Smooth-Stone e il problema dei data center

La Smooth-Stone ha ricevuto $48 milioni di dollari da un gruppo di investitori per le tecnologie green.

Tra gli investitori figura ARM e Texas Instruments.

L’obiettivo della Smooth-Stone è quello di realizzare tecnologie a basso consumo per le soluzioni server prendendo spunto dalle tecnologie già realizzate e utilizzate nel segmento delle telefonia cellulare.

In effetti, è possibile ritenere che i vari server dislocati in ogni dove negli USA richiedono ogni anno una quantità di circa 20 MegaWatts di potenza.

La Smooth-Stone è stata fondata nel 2008 e fin dall’inizio ha curato ogni aspetto di questa particolare problematica. La società ha sede in Austin, stato del Texas, negli Stati Uniti.

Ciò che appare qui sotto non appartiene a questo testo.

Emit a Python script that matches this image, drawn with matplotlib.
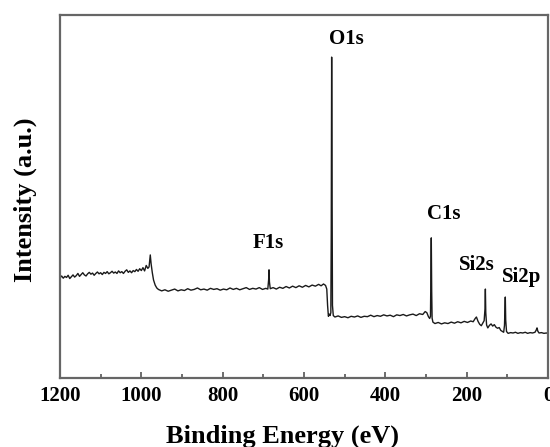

Intel e ARM al momento sono le due società che hanno cercato di dare un valido supporto alle tecnologie a basso consumo.

In particolare, Intel con le soluzioni della serie Atom: chip che hanno un’enorme seguito nella realizzazioni dei notebook.

Nello stesso tempo, ARM, da sempre, ha mostrato un grosso interesse di soluzioni all’insegna del risparmio energetico poiché sono componenti utilizzati nella maggior parte dei casi in applicazioni quali mobile e nell’ultimo Apple iPad.

Bruce Beckloff, vice presidente della corporate business development alla ARM, in una recente dichiarazione ha fatto presente che

Smooth-Stone’s approach of bringing low power technology into the server domain made them a perfect fit for our investment model

La posizione della Smooth-Stone è stata ribadita dal suo CEO Barry Evans:

Our goal is to completely remove power consumption as an issue for the data center […] Imagine that change for companies with a large presence on the Internet. They all deal with the reality that as the mass of information grows daily, so does their power consumption.

Gli altri investitori includono Advanced Technology Investment Co. (ATIC), Battery Ventures e Flybridge Capital Partners.

Ricordiamo che il settore dei data center rivestono un ruolo importante nella green economy, cosa per altro già ribadita dall’analista del settore Katherine Austin, presidente e fondatore della KDA.